Em um cenário muitas vezes dominado por notícias negativas, algumas histórias de trabalho persistente e transformador merecem destaque. Em 2025, o projeto cultural Sempre Um Papo, criado pelo jornalista Afonso Borges, não apenas completou quase quatro décadas de existência, como viveu um ano de reinvenção, expansão e reconhecimento de protagonismos. Foi o ano em que a literatura voltou efetivamente ao centro da vida cultural brasileira, alcançando números impressionantes e tocando vidas de forma profunda.

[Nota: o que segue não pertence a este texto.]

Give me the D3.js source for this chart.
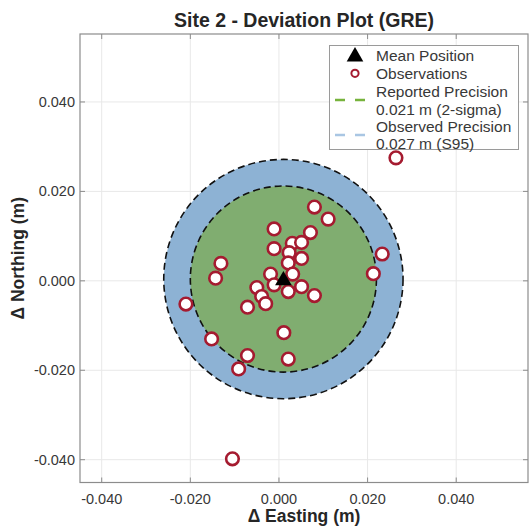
<!DOCTYPE html>
<html>
<head>
<meta charset="utf-8">
<script src="https://cdn.jsdelivr.net/npm/d3@7"></script>
<style>
  body { margin: 0; background: #fff; }
  svg { display: block; font-family: "Liberation Sans", Arial, sans-serif; }
</style>
</head>
<body>
<svg id="chart" width="529" height="527"></svg>
<script>
// Observations (delta easting / delta northing, metres).
var eastings = [0.0264, 0.0080, 0.0111, -0.0011, 0.0071, 0.0030, 0.0051, -0.0011,
  0.0023, 0.0051, 0.0021, -0.0131, 0.0233, -0.0143, 0.0213, -0.0019, 0.0031,
  -0.0011, -0.0050, 0.0051, 0.0021, 0.0080, -0.0039, -0.0030, -0.0071, -0.0210,
  0.0011, -0.0152, -0.0071, 0.0021, -0.0091, -0.0105];
var northings = [0.0275, 0.0165, 0.0138, 0.0116, 0.0108, 0.0084, 0.0086, 0.0072,
  0.0063, 0.0050, 0.0040, 0.0039, 0.0060, 0.0006, 0.0016, 0.0015, 0.0015,
  -0.0009, -0.0015, -0.0013, -0.0024, -0.0033, -0.0035, -0.0051, -0.0059, -0.0052,
  -0.0116, -0.0130, -0.0167, -0.0175, -0.0197, -0.0398];

// Mean position and precision radii.
var meanPosition = [0.001, 0.0004];
var reportedPrecision = 0.021;
var observedPrecision = 0.027;

// Ticks.
var tickValues = [-0.04, -0.02, 0, 0.02, 0.04];

// Legend entries.
var legendLabels = [
  ['Mean Position'],
  ['Observations'],
  ['Reported Precision', '0.021 m (2-sigma)'],
  ['Observed Precision', '0.027 m (S95)']
];

// Layout.
var kLeft = 80, kRight = 528, kTop = 34, kBottom = 482.5;
var kAxisColor = '#8c8c8c';
var kGridColor = '#e8e8e8';
var kTextColor = '#383838';
var kRed = '#a51b30';

var svg = d3.select('#chart');

var x = d3.scaleLinear().domain([-0.0449, 0.0562]).range([kLeft, kRight]);
var y = d3.scaleLinear().domain([-0.0451, 0.0552]).range([kBottom, kTop]);

// Title.
svg.append('text')
  .attr('x', (kLeft + kRight) / 2)
  .attr('y', 27)
  .attr('text-anchor', 'middle')
  .attr('font-size', 19.5)
  .attr('font-weight', 'bold')
  .attr('fill', '#262626')
  .text('Site 2 - Deviation Plot (GRE)');

// Clip to plot area.
svg.append('clipPath').attr('id', 'plot-clip')
  .append('rect')
  .attr('x', kLeft).attr('y', kTop)
  .attr('width', kRight - kLeft).attr('height', kBottom - kTop);

var plot = svg.append('g').attr('clip-path', 'url(#plot-clip)');

// Grid lines.
plot.selectAll('line.gx').data(tickValues).enter().append('line')
  .attr('class', 'gx')
  .attr('x1', function(d) { return x(d); }).attr('x2', function(d) { return x(d); })
  .attr('y1', kTop).attr('y2', kBottom)
  .attr('stroke', kGridColor).attr('stroke-width', 1);
plot.selectAll('line.gy').data(tickValues).enter().append('line')
  .attr('class', 'gy')
  .attr('y1', function(d) { return y(d); }).attr('y2', function(d) { return y(d); })
  .attr('x1', kLeft).attr('x2', kRight)
  .attr('stroke', kGridColor).attr('stroke-width', 1);

// Precision circles.
var pxPerUnit = x(1) - x(0);
function PrecisionCircle(radius, fill)
{
  plot.append('circle')
    .attr('cx', x(meanPosition[0]))
    .attr('cy', y(meanPosition[1]))
    .attr('r', radius * pxPerUnit)
    .attr('fill', fill)
    .attr('stroke', '#111')
    .attr('stroke-width', 1.6)
    .attr('stroke-dasharray', '7,4');
}
PrecisionCircle(observedPrecision, '#8db2d4');
PrecisionCircle(reportedPrecision, '#80ad70');

// Observations.
plot.selectAll('circle.obs').data(d3.range(eastings.length)).enter().append('circle')
  .attr('class', 'obs')
  .attr('cx', function(i) { return x(eastings[i]); })
  .attr('cy', function(i) { return y(northings[i]); })
  .attr('r', 6.3)
  .attr('fill', '#fff')
  .attr('stroke', kRed)
  .attr('stroke-width', 2.6);

// Mean position marker.
var triangle = d3.symbol().type(d3.symbolTriangle).size(120);
plot.append('path')
  .attr('d', triangle())
  .attr('transform', 'translate(' + x(meanPosition[0]) + ',' + (y(meanPosition[1]) + 1.5) + ')')
  .attr('fill', '#000');

// Axes box.
svg.append('rect')
  .attr('x', kLeft).attr('y', kTop)
  .attr('width', kRight - kLeft).attr('height', kBottom - kTop)
  .attr('fill', 'none').attr('stroke', kAxisColor).attr('stroke-width', 1.2);

// Inward ticks on all four sides.
function Ticks(values, horizontal)
{
  values.forEach(function(v) {
    if (horizontal)
    {
      svg.append('line').attr('x1', x(v)).attr('x2', x(v))
        .attr('y1', kBottom).attr('y2', kBottom - 5).attr('stroke', kAxisColor);
      svg.append('line').attr('x1', x(v)).attr('x2', x(v))
        .attr('y1', kTop).attr('y2', kTop + 5).attr('stroke', kAxisColor);
    }
    else
    {
      svg.append('line').attr('y1', y(v)).attr('y2', y(v))
        .attr('x1', kLeft).attr('x2', kLeft + 5).attr('stroke', kAxisColor);
      svg.append('line').attr('y1', y(v)).attr('y2', y(v))
        .attr('x1', kRight).attr('x2', kRight - 5).attr('stroke', kAxisColor);
    }
  });
}
Ticks(tickValues, true);
Ticks(tickValues, false);

// Tick labels (plain hyphen for the minus sign).
var fmt = function(d) { return d3.format('.3f')(d).replace('\u2212', '-'); };
svg.selectAll('text.xt').data(tickValues).enter().append('text')
  .attr('class', 'xt')
  .attr('x', function(d) { return x(d); })
  .attr('y', 503.5)
  .attr('text-anchor', 'middle')
  .attr('font-size', 14.5)
  .attr('fill', kTextColor)
  .text(fmt);
svg.selectAll('text.yt').data(tickValues).enter().append('text')
  .attr('class', 'yt')
  .attr('x', 75)
  .attr('y', function(d) { return y(d) + 5; })
  .attr('text-anchor', 'end')
  .attr('font-size', 14.5)
  .attr('fill', kTextColor)
  .text(fmt);

// Axis labels.
svg.append('text')
  .attr('x', (kLeft + kRight) / 2)
  .attr('y', 522)
  .attr('text-anchor', 'middle')
  .attr('font-size', 17.5)
  .attr('font-weight', 'bold')
  .attr('fill', '#262626')
  .text('\u0394 Easting (m)');
svg.append('text')
  .attr('transform', 'translate(24,' + ((kTop + kBottom) / 2) + ') rotate(-90)')
  .attr('text-anchor', 'middle')
  .attr('font-size', 17.5)
  .attr('font-weight', 'bold')
  .attr('fill', '#262626')
  .text('\u0394 Northing (m)');

// Legend.
var legend = svg.append('g');
legend.append('rect')
  .attr('x', 329.5).attr('y', 45.5)
  .attr('width', 189).attr('height', 104)
  .attr('fill', '#fff').attr('stroke', '#9a9a9a').attr('stroke-width', 1);

var kRowY = [55.7, 73.3, 91, 109, 126.5, 143.5];
var row = 0;
legendLabels.forEach(function(lines, i) {
  var top = kRowY[row];
  var mid = (kRowY[row] + kRowY[row + lines.length - 1]) / 2;
  lines.forEach(function(line, j) {
    legend.append('text')
      .attr('x', 376)
      .attr('y', kRowY[row + j] + 5.5)
      .attr('font-size', 15.5)
      .attr('fill', kTextColor)
      .text(line);
  });
  if (i == 0)
  {
    legend.append('path')
      .attr('d', triangle())
      .attr('transform', 'translate(355,' + (top + 1) + ')')
      .attr('fill', '#000');
  }
  else if (i == 1)
  {
    legend.append('circle')
      .attr('cx', 355).attr('cy', top)
      .attr('r', 3.6).attr('fill', '#fff')
      .attr('stroke', kRed).attr('stroke-width', 2);
  }
  else
  {
    legend.append('line')
      .attr('x1', 335).attr('x2', 367)
      .attr('y1', mid).attr('y2', mid)
      .attr('stroke', i == 2 ? '#77b33c' : '#a9c6e3')
      .attr('stroke-width', 2.4)
      .attr('stroke-dasharray', '10,10');
  }
  row += lines.length;
});
</script>
</body>
</html>
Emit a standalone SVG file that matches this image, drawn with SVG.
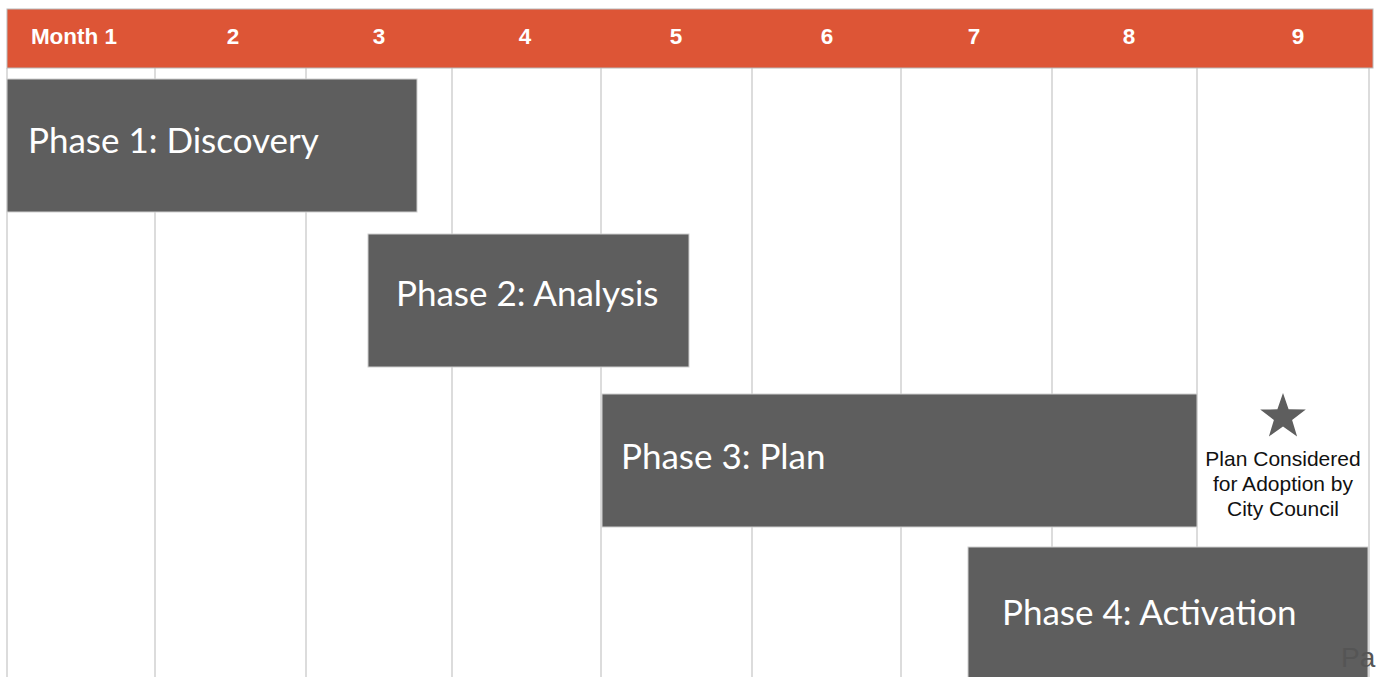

Expansão nacional e números que impressionam
O balanço de 2025 do Sempre Um Papo é um retrato claro de sua vitalidade. O projeto ampliou sua presença para quatro estados brasileiros, alcançando a marca de quase cem mil pessoas de forma direta. Toda a programação, ampla e diversificada, manteve-se gratuita e acessível, viabilizada pela Lei Rouanet. Em sua cidade natal, Belo Horizonte, onde o projeto completará 40 anos em 2026, manteve a parceria com a Cemig e continuou ocupando a Biblioteca Pública com lançamentos e debates.
Ao mesmo tempo, o Sempre Um Papo reafirmou seu alcance nacional. Manteve ciclos regulares em São Paulo e Paracatu, retomou suas atividades em Brasília, na Caixa Cultural, e voltou ao Rio de Janeiro com o evento "Palavra Acesa", realizado no Museu do Amanhã. O objetivo sempre foi o mesmo: criar um espaço de conversa pública onde as pessoas não vão para destruir, mas para construir diálogos.
Festivais e o momento mais forte do ano
Os grandes festivais organizados pelo projeto em 2025 sintetizam sua missão de conectar escritores e público. Foram quatro edições: a Fliparacatu (com a Kinross), a Fliaraxá (com Itaú, CBMM e Bem Brasil), a Flitabira (com a Vale) e a Flipetrópolis (com a GE Aerospace). Cidades como Araxá, Paracatu, Itabira e Petrópolis receberam a mesma aposta: a de que uma comunidade se fortalece quando se reconhece nas histórias que lê e debate.
O momento mais marcante do ano aconteceu na segunda edição da Flipetrópolis, com a entrega do Prêmio Juca Pato de Intelectual do Ano, da UBE/SP, à ativista antirracista e feminista Sueli Carneiro. A cerimônia contou com a presença das vencedoras anteriores Conceição Evaristo (2023) e Míriam Leitão (2024), que fizeram a entrega. A jornalista Flávia Oliveira foi a oradora, ao lado de Eliane Alves Cruz e Lívia Sant’Anna Vaz, em uma noite que reafirmou o diálogo entre literatura, filosofia e justiça social.
Inovação e literatura como ferramenta de reparação
O que talvez defina melhor 2025 para o Sempre Um Papo foi a forma como ampliou sua vocação sem perder o foco na literatura como instrumento de inclusão e educação. Projetos especiais ganharam destaque, indo além do entretenimento para atuar na reparação de desigualdades.
Em Paracatu, o projeto "Muros Invisíveis — Afroempreendedores" celebrou histórias de protagonismo afrodescendente. Já a iniciativa "Palavra Justa" avançou sobre um território muitas vezes negligenciado: as bibliotecas prisionais e programas de remição de pena pela leitura, em convênio com o DEPEN e a SejuspMG. O "Clube do Livro — Letramento Racial", coordenado por Madú Costa, insistiu na ideia de que a literatura afro-brasileira é um fundamento, e não um nicho.
A grande inovação do ano foi o projeto Sempre Um Papo — TCE Cultural, uma parceria que articula literatura, pensamento crítico e gestão pública, trazendo para o debate temas prioritários do Tribunal de Contas do Estado de Minas Gerais, com patrocínio da Copasa. Paralelamente, o Mondolivro, podcast diário sobre literatura, seguiu firme, provando que a constância também é uma forma de resistência cultural.
Infraestrutura para imaginar o outro
Enquanto muitos tratam a cultura como ornamento, o Sempre Um Papo, em 2025, reafirmou que cultura é infraestrutura. É uma das poucas capazes de produzir um milagre cotidiano: reunir desconhecidos para conversar e sair dali um pouco mais capaz de imaginar o outro. Em uma era de polarização e debates agressivos, essa conquista é monumental.
Em 2026, o projeto completa 40 anos. Não é um aniversário nostálgico, mas sim voltado para o futuro. O maior elogio que se pode fazer ao Sempre Um Papo é que, após quase quatro décadas, ele não parece cansado. Pelo contrário, encontrou uma nova forma de crescer sem perder sua alma. A literatura agradece. E o Brasil também, mesmo aquela parte que ainda não se deu conta.